How to Become Financially Successful as a Teenager

Jul 12, 2024

How to Become Financially Successful as a Teenager

Introduction

  • Video explaining steps for ages 13-18 to get financially ahead.
  • Applicable as a checklist for older viewers to ensure they are on track.
  • Presenter became a millionaire in his 20s; believes he could have achieved this faster with this knowledge.
  • Importance of not skipping steps.

Age 13

Investing Early

  • Time in the market is crucial for investment growth.
  • Start investing as soon as possible, money grows like a snowball.

Custodial Accounts

  • Need a parent/guardian to open a custodial account (under 18).
  • Types of Accounts:
    • UK: Junior Stocks and Shares ISA
    • USA: UGMA and UTMA accounts
    • Vanguard recommended for its low fees
  • Suggest requesting monetary gifts for investments (birthday/Christmas).
  • Invest in low-cost S&P 500 Index Fund for diversification.
  • ISA allows management from age 16 and withdrawals from age 18.

Age 14

Exploring Money-Making Methods

  • Advantage: no need to pay rent or bills, freedom to try different activities.
  • Important to explore various ways to make money and develop skills.
  • Activities can include both non-paying (e.g., sports) and paying jobs.
  • Finding a talent requires trying different things; double down on what you’re good at.
  • Example: Son's early swimming taught discipline useful for business.

Age 15

Saving and Earning Money

  • Ask for cash instead of presents to save up money.
  • Get a part-time job (e.g., retail) for income and social skills.
  • Stash money for future investment opportunities (rather than spending it all).
  • Provisional Driving License:
    • UK: Apply at 15 years and 9 months old.

Age 16

Skill Development

  • Two years before entering the real world—focus on skill development.
  • Identify talents and invest in tools and communities to enhance these skills.
  • Example: Son learned video editing and Photoshop on his first iMac.
  • Avoid spending money on fake courses; invest in useful equipment.
  • Consider building a layered skill set based on interests.

Age 17

Driving Lessons

  • Importance of passing the driving test early.
  • Convenience of having a car for side hustles and job opportunities.
  • Being punctual is crucial for professional reputation.
  • Use saved money to buy a starter car.

Age 18

Key Steps for Financial Success

1. Open Bank Accounts

  • Current Account (checking account in the USA): for daily transactions.
  • High-Interest Savings Account: build an emergency fund (3-6 months of living expenses).
  • Choose banks with minimal fees (e.g., Monzo and Chase in the UK, Ally Bank or Bank of America in the USA).

2. Get a Credit Card

  • Use credit cards for regular purchases to build credit score, pay off in full monthly to avoid interest.
  • A good credit score enables better loan conditions (e.g., mortgages).

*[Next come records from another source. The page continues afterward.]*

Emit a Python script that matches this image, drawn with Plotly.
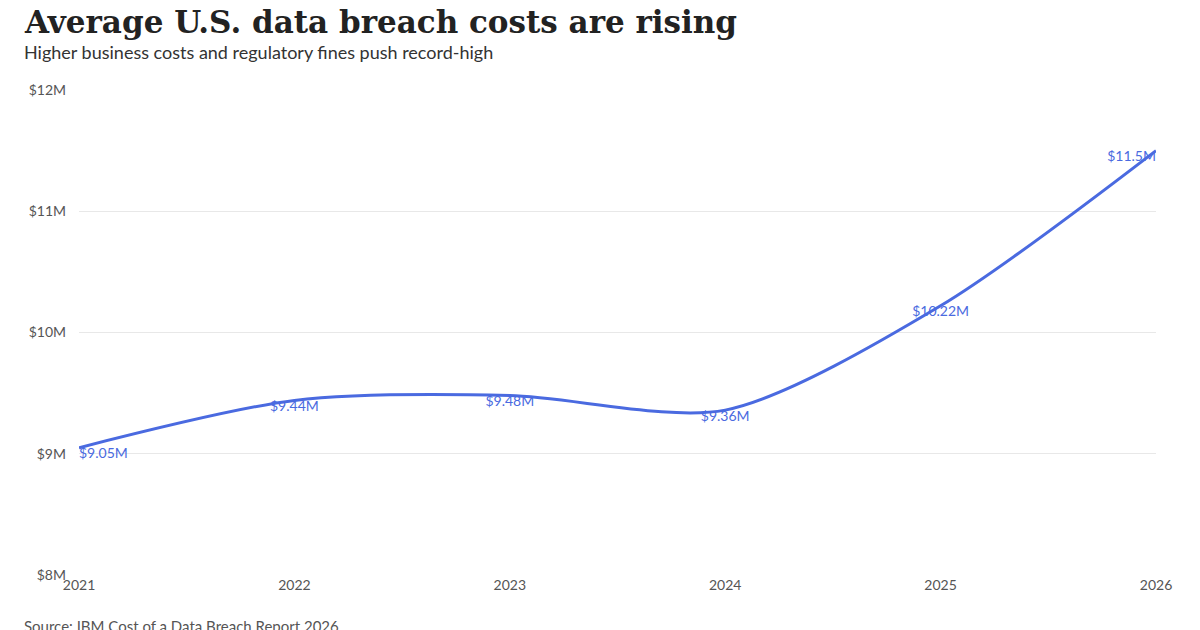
import plotly.graph_objects as go

years = [2021, 2022, 2023, 2024, 2025, 2026]
costs = [9.05, 9.44, 9.48, 9.36, 10.22, 11.5]
labels = ["$9.05M", "$9.44M", "$9.48M", "$9.36M", "$10.22M", "$11.5M"]
y_ticks = [8, 9, 10, 11, 12]
y_tick_text = ["$8M", "$9M", "$10M", "$11M", "$12M"]

blue = "#4a6ae0"

fig = go.Figure()
fig.add_trace(go.Scatter(
    x=years, y=costs, mode="lines+text",
    line=dict(color=blue, width=3, shape="spline", smoothing=0.8),
    text=labels,
    textposition=["bottom right"] + ["bottom center"] * 4 + ["bottom left"],
    textfont=dict(color=blue, size=14, family="Lato"),
    cliponaxis=False, showlegend=False, hoverinfo="skip",
))

fig.update_layout(
    width=1200, height=630,
    margin=dict(l=71, r=52, t=82, b=63),
    plot_bgcolor="white", paper_bgcolor="white",
    font=dict(family="Lato", color="#333"),
    xaxis=dict(range=[2021, 2026], tickvals=years, showgrid=False,
               zeroline=False, tickfont=dict(size=14, color="#555")),
    yaxis=dict(range=[8, 12], tickvals=y_ticks, ticktext=y_tick_text,
               gridcolor="#e8e8e8", zeroline=False, automargin=False,
               ticklabelstandoff=12,
               tickfont=dict(size=14, color="#555")),
    annotations=[
        dict(text="<b>Average U.S. data breach costs are rising</b>",
             xref="paper", yref="paper", x=0, xanchor="left",
             y=1, yanchor="bottom", yshift=48, xshift=-57, showarrow=False,
             font=dict(family="DejaVu Serif", size=31, color="#222")),
        dict(text="Higher business costs and regulatory fines push record-high",
             xref="paper", yref="paper", x=0, xanchor="left",
             y=1, yanchor="bottom", yshift=25, xshift=-57, showarrow=False,
             font=dict(family="Lato", size=18, color="#333")),
        dict(text="Source: IBM Cost of a Data Breach Report 2026",
             xref="paper", yref="paper", x=0, xanchor="left",
             y=0, yanchor="top", yshift=-40, xshift=-57, showarrow=False,
             font=dict(family="Lato", size=15, color="#555")),
    ],
)

fig.write_html("out.html")
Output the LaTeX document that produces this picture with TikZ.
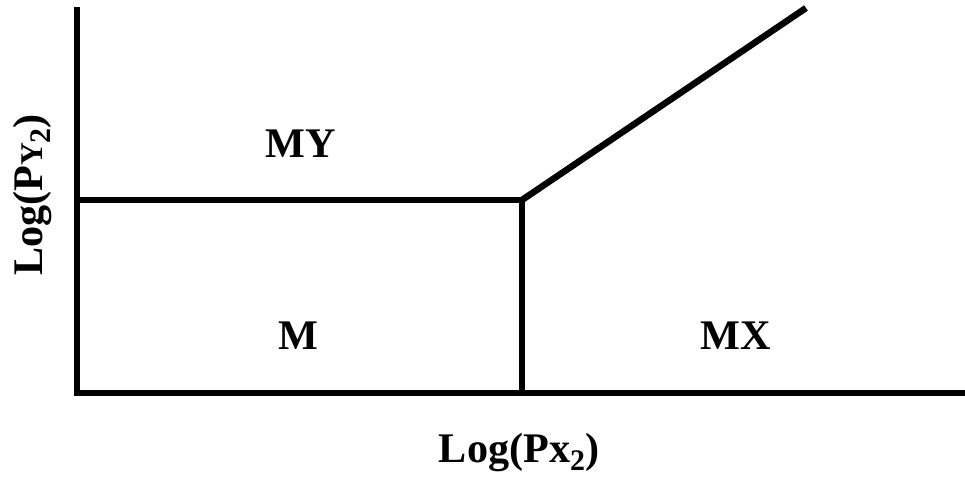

3. Open an Investment Account

  • Correct account types: IRA in the USA, ISA in the UK, TFSA in Canada.
  • Use apps like Trading 212 for fractional shares and practice investing with fake money.

4. Consider University Carefully

  • University is essential for some careers but not all.
  • Weigh the costs, potential debt, and indirect career options.
  • Consider apprenticeships as viable alternatives.

5. Avoid Bad Debt

  • Use debt wisely (e.g., mortgages, business loans).
  • Avoid consumer debt (e.g., financing expensive cars).

6. Start a Side Hustle

  • Use skills acquired to start low-cost service-based side hustles (e.g., video editing, web development).
  • Turn regular job experiences into launching pads for future opportunities.

7. Invest for the Long Term

  • Compound Interest: Invest early to maximize growth over time.
  • Example: $250/month investment from age 18 can lead to ~$1.5M by age 65.
  • Long-term investing benefits greatly from starting early.

Conclusion

  • Following these steps will set up financial success.
  • Importance of understanding and implementing the basics of investing, saving, and smart spending.